Cleveland Federal Reserve President Loretta Mester told CNBC on Friday the central bank could stop hiking interest rates this year if inflation doesn’t rise.
The U.S. economy is “in a really good spot,” said Mester, who was a voting member of the policymaking Federal Open Market Committee in 2018 but is not this year. “If we don’t see inflation picking up and we see the labor market staying reasonably strong from where we are now, that may tell us we’re not neutral.”
“The economy is going to be telling us where we are,” she added, indicating the Fed could later reconsider its rate hike projections.
The Fed last month raised its benchmark interest rate for a fourth time in 2018 and lowered its rate hike projection for 2019 from three to two. That helped fan a stock sell-off in which the Dow Jones Industrial Average and Nasdaq saw their biggest weekly losses in more than 10 years and the S&P 500 had its worst week since August 2011.

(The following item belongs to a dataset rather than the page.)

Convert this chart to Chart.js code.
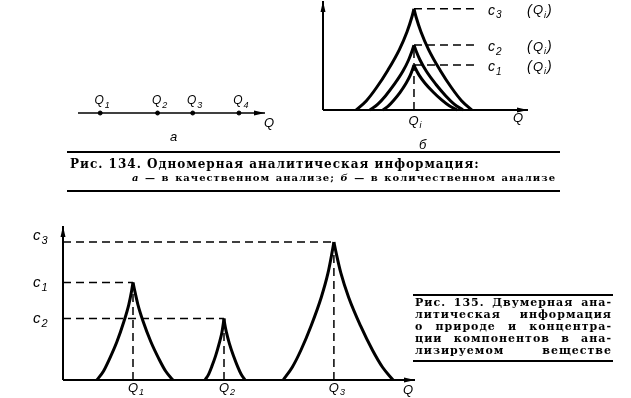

Fed chief Jerome Powell did leave the door open to other options for this year, emphasizing “data dependency” and saying if data do not hold up in 2019 the Fed may change course.
Mester joined “Squawk Box” moments before the widely anticipated December jobs report. The Labor Department report said nonfarm payrolls surged by 312,000 last month, crushing estimates of just 176,000.
President Donald Trump has repeatedly expressed frustration with the Fed’s moves to raise rates, arguing the central bank could disrupt the U.S. economic recovery.
Several well-respected Wall Street voices, including widely followed economist Mohamed El-Erian and UBS’ Art Cashin, have argued Powell was forced to go through with a fourth rate hike in 2018 due to the risk of appearing politically coerced. However, Powell has denied that the Fed’s decision-making has been influenced by any political pressure.
Mester has previously stressed Fed rate hikes are based on economic data, adding the so-called “neutral rate” is a moving target and can vary over time.